**Task to complete**.
The listing below holds pictures; exclude them. Return exactly the lines from the one with "Emit a Python" through the one with "import pandas as pd".

Plotting code records
────────────────────────────────────────
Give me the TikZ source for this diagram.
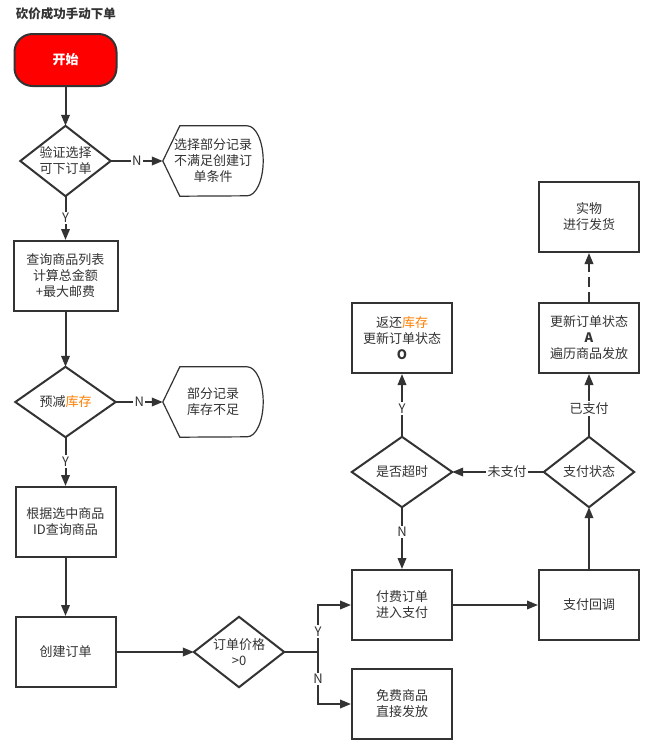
\documentclass[tikz,border=0pt]{standalone}
\usepackage{fontspec}
\setmainfont{Noto Sans CJK SC}
\usetikzlibrary{arrows.meta}
\definecolor{linegray}{HTML}{333333}
\definecolor{stockorange}{HTML}{FF8000}
\newcommand{\kucun}{\textcolor{stockorange}{库存}}

\begin{document}
\begin{tikzpicture}[x=1pt,y=-1pt,
  every node/.style={text=linegray, font=\fontsize{13}{16}\selectfont, align=center},
  box/.style={draw=linegray, line width=2pt, minimum width=100pt, minimum height=70pt, inner sep=0pt},
  dmd/.style={minimum width=90pt, minimum height=70pt, inner sep=0pt},
  disp/.style={minimum width=100pt, minimum height=70pt, inner sep=0pt},
  outline/.style={draw=linegray, line width=2pt, line join=miter},
  flow/.style={draw=linegray, line width=2pt, -{Triangle[length=11pt,width=8.5pt]}},
  lbl/.style={fill=white, inner sep=1.5pt}]
  \useasboundingbox (0,0) rectangle (654,748);
  \fill[white] (0,0) rectangle (654,748);
  % Title and start
  \node[font=\fontsize{12.5}{15}\selectfont\bfseries] (title) at (66,14) {砍价成功手动下单};
  \node[box, fill=red, text=white, rounded corners=18pt, minimum width=102pt, minimum height=52pt,
        font=\fontsize{13}{16}\selectfont\bfseries] (start) at (65.5,60) {开始};
  % Left column
  \node[dmd] (chk) at (65.5,161) {验证选择\\可下订单};
  \node[disp] (skip1) at (213,161) {选择部分记录\\不满足创建订\\单条件};
  \node[box, minimum width=104pt] (list) at (65.5,276) {查询商品列表\\计算总金额\\+最大邮费};
  \node[dmd, minimum width=100pt] (stock) at (65.5,402) {预减\kucun};
  \node[disp] (skip2) at (213,402) {部分记录\\库存不足};
  \node[box] (query) at (65.5,522) {根据选中商品\\ID查询商品};
  \node[box] (create) at (65.5,652) {创建订单};
  \node[dmd] (price) at (239,652) {订单价格\\>0};
  \coordinate (fork) at (318,652);
  % Right part
  \node[box] (paid) at (402,605) {付费订单\\进入支付};
  \node[box] (free) at (402,704) {免费商品\\直接发放};
  \node[box] (callback) at (589,605) {支付回调};
  \node[dmd] (paystat) at (589,472) {支付状态};
  \node[dmd, minimum width=100pt] (timeout) at (402,472) {是否超时};
  \node[box] (back) at (402,338) {返还\kucun\\更新订单状态\\\textbf{O}};
  \node[box] (update) at (589,338) {更新订单状态\\\textbf{A}\\遍历商品发放};
  \node[box] (ship) at (589,217) {实物\\进行发货};
  % Shapes drawn round the nodes
  \foreach \d in {chk,stock,price,timeout,paystat}
    \draw[outline] (\d.north) -- (\d.east) -- (\d.south) -- (\d.west) -- cycle;
  \foreach \s in {skip1,skip2}
    \draw[outline, line width=1.2pt] (\s.west) -- ([xshift=17pt]\s.north west) -- ([xshift=-16pt]\s.north east)
      arc[start angle=90, end angle=-90, x radius=16pt, y radius=35pt] -- ([xshift=17pt]\s.south west) -- cycle;
  % Connectors
  \draw[flow] (start) -- (chk);
  \draw[flow] (chk.east) -- node[lbl] {N} (skip1.west);
  \draw[flow] (chk) -- node[lbl] {Y} (list);
  \draw[flow] (list) -- (stock);
  \draw[flow] (stock.east) -- node[lbl] {N} (skip2.west);
  \draw[flow] (stock) -- node[lbl] {Y} (query);
  \draw[flow] (query) -- (create);
  \draw[flow] (create) -- (price);
  \draw[draw=linegray, line width=2pt] (price.east) -- (fork);
  \draw[flow] (fork) |- node[lbl, pos=0.22] {Y} (paid.west);
  \draw[flow] (fork) |- node[lbl, pos=0.26] {N} (free.west);
  \draw[flow] (paid) -- (callback);
  \draw[flow] (callback) -- (paystat);
  \draw[flow] (paystat) -- node[lbl, pos=0.4] {未支付} (timeout);
  \draw[flow] (timeout) -- node[lbl, pos=0.4] {N} (paid);
  \draw[flow] (timeout) -- node[lbl, pos=0.45] {Y} (back);
  \draw[flow] (paystat) -- node[lbl, pos=0.45] {已支付} (update);
  \draw[flow, dash pattern=on 10pt off 5pt] (update) -- (ship);
\end{tikzpicture}
\end{document}
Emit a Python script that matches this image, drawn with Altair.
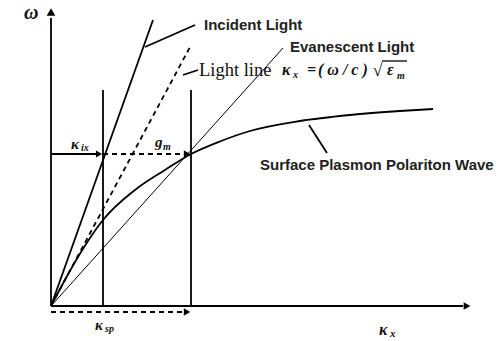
import altair as alt
import pandas as pd

# ---- values (k = wave vector, w = omega, arbitrary units) ----
k_ix = 0.52          # incident-light in-plane wave vector
k_sp = 1.40          # surface plasmon wave vector
w0 = 1.52            # operating frequency
axis_k_end = 4.12
axis_w_end = 2.88
vert_top = 2.16
below_w = -0.06

incident_k = [0.0, 1.02]
incident_w = [0.0, 2.86]
lightline_k = [0.0, 1.39]
lightline_w = [0.0, 2.59]
evan_k = [0.0, 2.32]
evan_w = [0.0, 2.58]
spp_k = [0.0, 0.20, 0.39, 0.52, 0.84, 1.14, 1.40, 1.70, 1.99, 2.49, 2.99, 3.49, 3.82]
spp_w = [0.0, 0.37, 0.68, 0.86, 1.16, 1.36, 1.52, 1.65, 1.75, 1.85, 1.91, 1.95, 1.97]

# leader lines (label pointers)
lead_incident = ([0.94, 1.44], [2.59, 2.81])
lead_lightline = ([1.32, 1.47], [2.31, 2.36])
lead_spp = ([2.58, 2.76], [1.81, 1.53])

def seg(name, ks, ws, style):
    return [dict(id=name, i=i, k=k, w=w, style=style) for i, (k, w) in enumerate(zip(ks, ws))]

rows = []
rows += seg("yaxis", [0, 0], [0, axis_w_end], "thick")
rows += seg("xaxis", [0, axis_k_end], [0, 0], "thick")
rows += seg("incident", incident_k, incident_w, "thick")
rows += seg("v1", [k_ix, k_ix], [0, vert_top], "thick")
rows += seg("v2", [k_sp, k_sp], [0, vert_top], "thick")
rows += seg("arrow_ix", [0, k_ix - 0.06], [w0, w0], "thick")
rows += seg("lead_inc", *lead_incident, "thick")
rows += seg("lead_ll", *lead_lightline, "thick")
rows += seg("lead_spp", *lead_spp, "thick")
rows += seg("evan", evan_k, evan_w, "thin")
rows += seg("lightline", lightline_k, lightline_w, "dash")
rows += seg("arrow_gm", [k_ix, k_sp - 0.06], [w0, w0], "dash")
rows += seg("arrow_sp", [0, k_sp - 0.06], [below_w, below_w], "dash")
lines = pd.DataFrame(rows)
spp = pd.DataFrame({"k": spp_k, "w": spp_w})

heads = pd.DataFrame([
    dict(k=0, w=2.94, shape="triangle-up", s=75),
    dict(k=axis_k_end + 0.04, w=0, shape="triangle-right", s=60),
    dict(k=k_ix - 0.04, w=w0, shape="triangle-right", s=50),
    dict(k=k_sp - 0.04, w=w0, shape="triangle-right", s=55),
    dict(k=k_sp - 0.04, w=below_w, shape="triangle-right", s=55),
])

bold_labels = pd.DataFrame([
    dict(k=1.53, w=2.81, t="Incident Light"),
    dict(k=2.39, w=2.59, t="Evanescent Light"),
    dict(k=2.09, w=1.41, t="Surface Plasmon Polariton Wave"),
])
serif_labels = pd.DataFrame([dict(k=1.48, w=2.36, t="Light line")])

# math symbols: main glyphs and subscripts
sym_main = pd.DataFrame([
    dict(k=-0.27, w=2.93, t="ω", s=20),
    dict(k=0.20, w=1.62, t="κ", s=15),
    dict(k=1.04, w=1.64, t="g", s=15),
    dict(k=0.44, w=-0.19, t="κ", s=15),
    dict(k=3.28, w=-0.24, t="κ", s=16),
    dict(k=2.31, w=2.36, t="κ", s=16),
    dict(k=2.56, w=2.36, t="=", s=16),
    dict(k=2.67, w=2.36, t="( ω  /  c )", s=16),
    dict(k=3.215, w=2.355, t="√", s=18),
    dict(k=3.36, w=2.36, t="ε", s=16),
])
sym_sub = pd.DataFrame([
    dict(k=0.30, w=1.58, t="ix", s=10),
    dict(k=1.12, w=1.59, t="m", s=10),
    dict(k=0.54, w=-0.23, t="sp", s=10),
    dict(k=3.39, w=-0.28, t="x", s=11),
    dict(k=2.42, w=2.31, t="x", s=10),
    dict(k=3.46, w=2.30, t="m", s=10),
])
overline = pd.DataFrame({"k": [3.31], "k2": [3.56], "w": [2.45]})

xs = alt.Scale(domain=[-0.51, 4.51], nice=False, zero=False)
ys = alt.Scale(domain=[-0.35, 3.06], nice=False, zero=False)
X = alt.X("k:Q", scale=xs, axis=None)
Y = alt.Y("w:Q", scale=ys, axis=None)

base_lines = alt.Chart(lines).encode(x=X, y=Y, detail="id:N", order="i:Q")
thick = base_lines.transform_filter(alt.datum.style == "thick").mark_line(color="black", strokeWidth=1.8)
thin = base_lines.transform_filter(alt.datum.style == "thin").mark_line(color="black", strokeWidth=1)
dash = base_lines.transform_filter(alt.datum.style == "dash").mark_line(color="black", strokeWidth=1.8, strokeDash=[5, 4])
spp_line = alt.Chart(spp).mark_line(color="black", strokeWidth=1.8, interpolate="monotone").encode(x=X, y=Y)

head_layer = alt.Chart(heads).mark_point(filled=True, color="black", opacity=1).encode(
    x=X, y=Y, shape=alt.Shape("shape:N", scale=None), size=alt.Size("s:Q", scale=None))

bold_text = alt.Chart(bold_labels).mark_text(
    align="left", baseline="middle", font="Liberation Sans", fontWeight="bold", fontSize=15, color="#222"
).encode(x=X, y=Y, text="t:N")
serif_text = alt.Chart(serif_labels).mark_text(
    align="left", baseline="middle", font="Liberation Serif", fontSize=18.5, color="#111"
).encode(x=X, y=Y, text="t:N")
main_sym = alt.Chart(sym_main).mark_text(
    align="left", baseline="middle", font="Liberation Serif", fontStyle="italic", fontWeight="bold", color="#111"
).encode(x=X, y=Y, text="t:N", size=alt.Size("s:Q", scale=None))
sub_sym = alt.Chart(sym_sub).mark_text(
    align="left", baseline="middle", font="Liberation Serif", fontStyle="italic", fontWeight="bold", color="#111"
).encode(x=X, y=Y, text="t:N", size=alt.Size("s:Q", scale=None))
over = alt.Chart(overline).mark_rule(color="black", strokeWidth=1.3).encode(x=X, x2="k2:Q", y=Y)

chart = alt.layer(thick, thin, dash, spp_line, head_layer, bold_text, serif_text, main_sym, sub_sym, over).properties(
    width=502, height=341, padding=0, autosize=alt.AutoSizeParams(type="none"), background="white"
).configure_view(stroke=None)

chart.save("out.html", embed_options={"renderer": "svg", "actions": False})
────────────────────────────────────────
**Complete answer**.
Emit a Python script that matches this image, drawn with Altair.
import altair as alt
import pandas as pd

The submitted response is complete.